[Code that draws figures]
########

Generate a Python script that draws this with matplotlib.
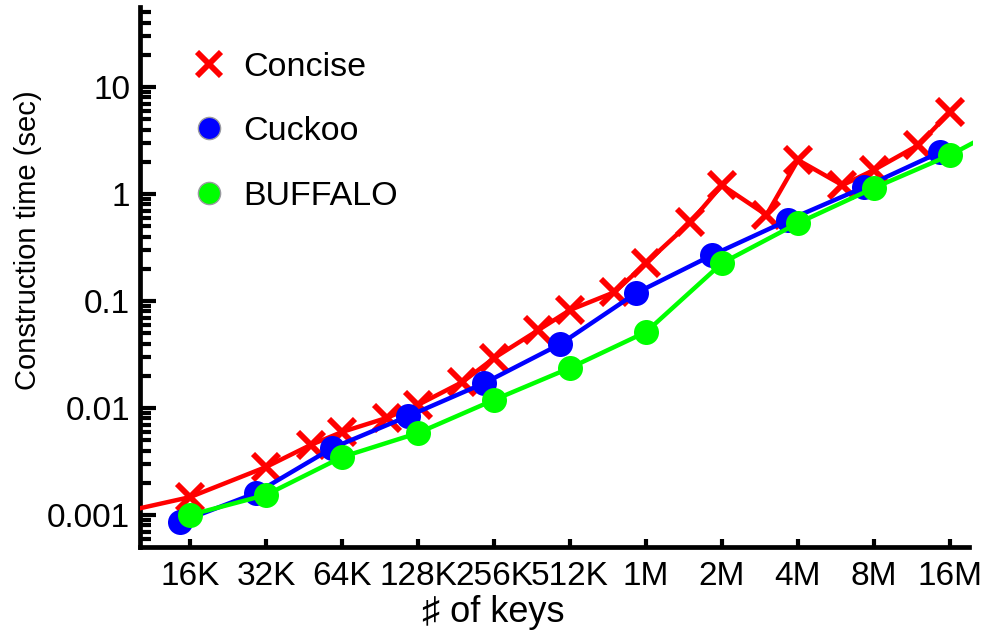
import matplotlib
matplotlib.use('Agg')
import matplotlib.pyplot as plt
from matplotlib.lines import Line2D
from matplotlib.ticker import LogLocator, NullFormatter

plt.rcParams['font.family'] = ['Liberation Sans', 'DejaVu Sans']

K = 1024
M = 1024 * 1024

# construction time (sec) vs number of keys
concise_keys = [8*K, 16*K, 32*K, 48*K, 64*K, 96*K, 128*K, 192*K, 256*K, 384*K,
                512*K, 768*K, 1*M, 1.5*M, 2*M, 3*M, 4*M, 6*M, 8*M, 12*M, 16*M]
concise_time = [0.00102, 0.00147, 0.00281, 0.00451, 0.00597, 0.00807, 0.0107,
                0.0175, 0.0293, 0.0536, 0.0824, 0.121, 0.226, 0.547, 1.21,
                0.637, 2.08, 1.21, 1.68, 2.87, 5.84]

cuckoo_keys = [15e3, 30e3, 60e3, 120e3, 240e3, 480e3, 960e3, 1.92e6, 3.84e6,
               7.68e6, 15.36e6]
cuckoo_time = [0.00086, 0.00161, 0.00423, 0.0084, 0.0171, 0.0396, 0.119,
               0.269, 0.571, 1.16, 2.47]

buffalo_keys = [16*K, 32*K, 64*K, 128*K, 256*K, 512*K, 1*M, 2*M, 4*M, 8*M,
                16*M, 32*M]
buffalo_time = [0.001, 0.00154, 0.00348, 0.00584, 0.0119, 0.0237, 0.0513,
                0.226, 0.535, 1.14, 2.31, 5.5]

tick_keys = [16*K, 32*K, 64*K, 128*K, 256*K, 512*K, 1*M, 2*M, 4*M, 8*M, 16*M]
tick_labels = ['16K', '32K', '64K', '128K', '256K', '512K', '1M', '2M', '4M',
               '8M', '16M']
ytick_vals = [0.001, 0.01, 0.1, 1, 10]
ytick_labels = ['0.001', '0.01', '0.1', '1', '10']

RED, BLUE, GREEN = '#ff0000', '#0000ff', '#00ff00'

fig = plt.figure(figsize=(9.88, 6.39), dpi=100)
ax = fig.add_axes([140/988, 1 - 547/639, 833/988, 540/639])

ax.plot(concise_keys, concise_time, color=RED, lw=3.2, marker='x',
        markersize=19, markeredgewidth=4.2, zorder=3)
ax.plot(cuckoo_keys, cuckoo_time, color=BLUE, lw=3.2, marker='o',
        markersize=18, markeredgewidth=0, zorder=4)
ax.plot(buffalo_keys, buffalo_time, color=GREEN, lw=3.2, marker='o',
        markersize=18, markeredgewidth=0, zorder=5)

ax.set_xscale('log', base=2)
ax.set_yscale('log')
ax.set_xlim(2**13.341, 2**24.303)
ax.set_ylim(5.02e-4, 56.0)

ax.set_xticks(tick_keys)
ax.set_xticklabels(tick_labels)
ax.xaxis.set_minor_locator(plt.NullLocator())
ax.set_yticks(ytick_vals)
ax.set_yticklabels(ytick_labels)
ax.yaxis.set_minor_locator(LogLocator(base=10, subs=range(2, 10), numticks=20))
ax.yaxis.set_minor_formatter(NullFormatter())

for side in ('top', 'right'):
    ax.spines[side].set_visible(False)
for side in ('left', 'bottom'):
    ax.spines[side].set_linewidth(3.4)
ax.spines['bottom'].set_bounds(2**13.341, 2**24.25)

ax.tick_params(axis='x', which='major', direction='in', length=6, width=3,
               labelsize=24, pad=10)
ax.tick_params(axis='y', which='major', direction='in', length=11.5, width=3,
               labelsize=24, pad=7)
ax.tick_params(axis='y', which='minor', direction='in', length=8, width=3)

ax.set_xlabel('\u266f of keys', fontsize=26)
ax.xaxis.set_label_coords(0.424, -0.088)
ax.set_ylabel('Construction time (sec)', fontsize=21)
ax.yaxis.set_label_coords(-0.118, 0.569)

handles = [
    Line2D([], [], ls='none', marker='x', color=RED, markersize=17,
           markeredgewidth=4.2),
    Line2D([], [], ls='none', marker='o', markerfacecolor=BLUE,
           markeredgecolor='#9a9aa0', markeredgewidth=1, markersize=16),
    Line2D([], [], ls='none', marker='o', markerfacecolor=GREEN,
           markeredgecolor='#9a9aa0', markeredgewidth=1, markersize=16),
]
ax.legend(handles, ['Concise', 'Cuckoo', 'BUFFALO'], loc='upper left',
          bbox_to_anchor=(0.046, 0.942), frameon=False, fontsize=24.5,
          handlelength=1.0, handletextpad=0.5, labelspacing=0.98,
          borderaxespad=0)

fig.savefig('out.png', dpi=100)
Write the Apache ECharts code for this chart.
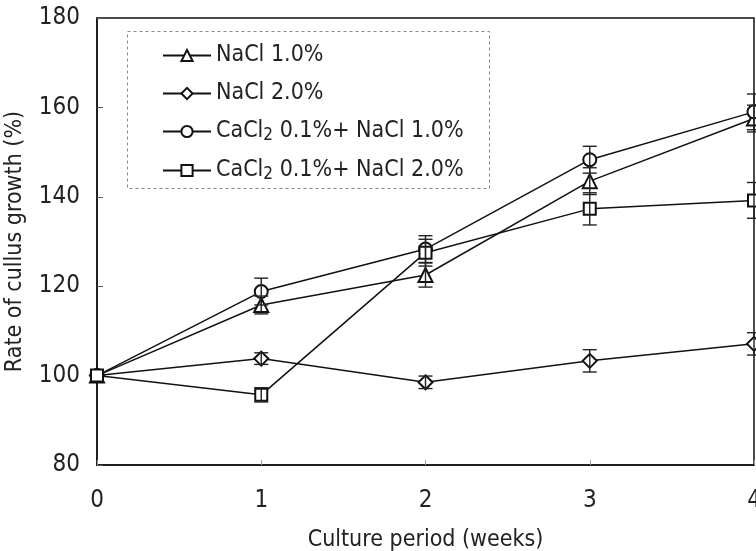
<!DOCTYPE html>
<html><head><meta charset="utf-8">
<script src="https://cdn.jsdelivr.net/npm/echarts@6/dist/echarts.min.js"></script>
<style>html,body{margin:0;padding:0;background:#fff}#c{width:756px;height:551px}</style>
</head><body><div id="c"></div>
<script>
var weeks = [0, 1, 2, 3, 4];
var seriesNames = ['NaCl 1.0%', 'NaCl 2.0%', 'CaCl2 0.1%+ NaCl 1.0%', 'CaCl2 0.1%+ NaCl 2.0%'];
var nacl1 = [100, 115.8, 122.5, 143.5, 157.5];
var nacl1Err = [0, 2, 2.7, 3, 3];
var nacl2 = [100, 103.8, 98.5, 103.3, 107.1];
var nacl2Err = [0, 1.3, 1.4, 2.5, 2.5];
var ca1 = [100, 118.8, 128.3, 148.3, 159];
var ca1Err = [0, 3, 3, 3, 4];
var ca2 = [100, 95.7, 127.5, 137.3, 139.2];
var ca2Err = [0, 1.6, 3, 3.6, 4];
var symbols = ['emptyTriangle', 'emptyDiamond', 'emptyCircle', 'emptyRect'];
var symbolSizes = [14, 14, 13, 12];
var yTicks = [80, 100, 120, 140, 160, 180];

var FONT = "'Liberation Sans Narrow', 'DejaVu Sans Condensed', Arial, sans-serif";
var means = [nacl1, nacl2, ca1, ca2];
var errs = [nacl1Err, nacl2Err, ca1Err, ca2Err];

var series = [];
means.forEach(function (m, i) {
  series.push({
    name: seriesNames[i], type: 'line',
    data: weeks.map(function (w, k) { return [w, m[k]]; }),
    symbol: symbols[i], symbolSize: symbolSizes[i],
    lineStyle: { color: '#111', width: 1.5 },
    itemStyle: { color: '#111', borderColor: '#111', borderWidth: 1.3 },
    z: 3, clip: false
  });
});
means.forEach(function (m, i) {
  series.push({
    type: 'custom', silent: true, z: 4, clip: false,
    data: weeks.map(function (w, k) { return [w, m[k] - errs[i][k], m[k] + errs[i][k]]; }),
    encode: { x: 0, y: [1, 2] },
    renderItem: function (params, api) {
      if (api.value(2) - api.value(1) <= 0) return null;
      var x = api.value(0);
      var lo = api.coord([x, api.value(1)]);
      var hi = api.coord([x, api.value(2)]);
      var w = 7, st = { stroke: '#222', lineWidth: 1.4 };
      return { type: 'group', children: [
        { type: 'line', shape: { x1: lo[0], y1: lo[1], x2: hi[0], y2: hi[1] }, style: st },
        { type: 'line', shape: { x1: lo[0] - w, y1: lo[1], x2: lo[0] + w, y2: lo[1] }, style: st },
        { type: 'line', shape: { x1: hi[0] - w, y1: hi[1], x2: hi[0] + w, y2: hi[1] }, style: st }
      ]};
    }
  });
});

var chart = echarts.init(document.getElementById('c'));
chart.setOption({
  animation: false,
  backgroundColor: '#fff',
  textStyle: { fontFamily: FONT },
  grid: { left: 97, right: 2, top: 18, bottom: 86, show: true, borderColor: '#111', borderWidth: 1.5,
          containLabel: false, outerBoundsMode: 'none' },
  xAxis: {
    type: 'value', min: 0, max: 4, interval: 1,
    name: 'Culture period (weeks)', nameLocation: 'middle', nameGap: 64,
    nameTextStyle: { fontFamily: FONT, fontSize: 23, color: '#222' },
    axisLine: { show: true, lineStyle: { color: '#111', width: 1.5 } },
    axisTick: { show: true, inside: true, length: 5, lineStyle: { color: '#999' } },
    axisLabel: { fontFamily: FONT, fontSize: 24, color: '#222', margin: 24 },
    splitLine: { show: false }
  },
  yAxis: {
    type: 'value', min: yTicks[0], max: yTicks[yTicks.length - 1], interval: 20,
    name: 'Rate of cullus growth (%)', nameLocation: 'middle', nameGap: 70,
    nameTextStyle: { fontFamily: FONT, fontSize: 23, color: '#222' },
    axisLine: { show: true, lineStyle: { color: '#111', width: 1.5 } },
    axisTick: { show: true, inside: true, length: 6, lineStyle: { color: '#555' } },
    axisLabel: { fontFamily: FONT, fontSize: 24, color: '#222', margin: 17 },
    splitLine: { show: false }
  },
  legend: {
    data: seriesNames, orient: 'vertical', left: 157, top: 39,
    itemWidth: 48, itemHeight: 14, itemGap: 15,
    formatter: function (n) { return n.replace('CaCl2', 'CaCl{sub|2}'); },
    textStyle: { fontFamily: FONT, fontSize: 23, color: '#222',
      rich: { sub: { fontFamily: FONT, fontSize: 17, color: '#222', padding: [8, 0, 0, 0] } } }
  },
  graphic: [{
    type: 'rect', left: 125, top: 29, z: 0,
    shape: { width: 362, height: 157 },
    style: { fill: 'none', stroke: '#888', lineWidth: 1, lineDash: [3, 3] }
  }],
  series: series
});
</script></body></html>
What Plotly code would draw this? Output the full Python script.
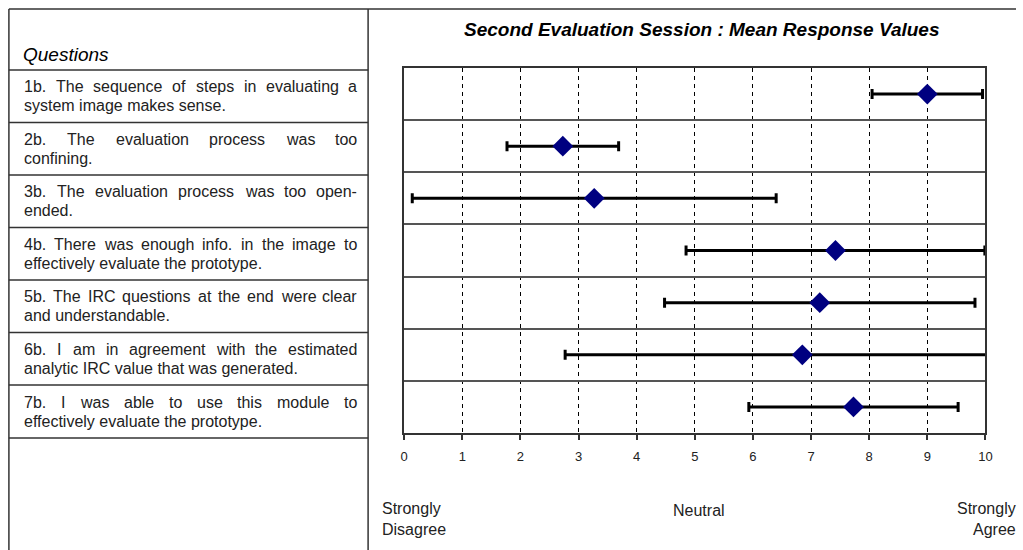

########

[Requirements]:
Both the first line of the records above and the line containing "M = 1024 * 1024" belong in the copy; please return them and every line between, exactly, minus the pictures.

[Solved problem]:
Generate a Python script that draws this with matplotlib.
import matplotlib
matplotlib.use('Agg')
import matplotlib.pyplot as plt
from matplotlib.lines import Line2D
from matplotlib.ticker import LogLocator, NullFormatter

plt.rcParams['font.family'] = ['Liberation Sans', 'DejaVu Sans']

K = 1024
M = 1024 * 1024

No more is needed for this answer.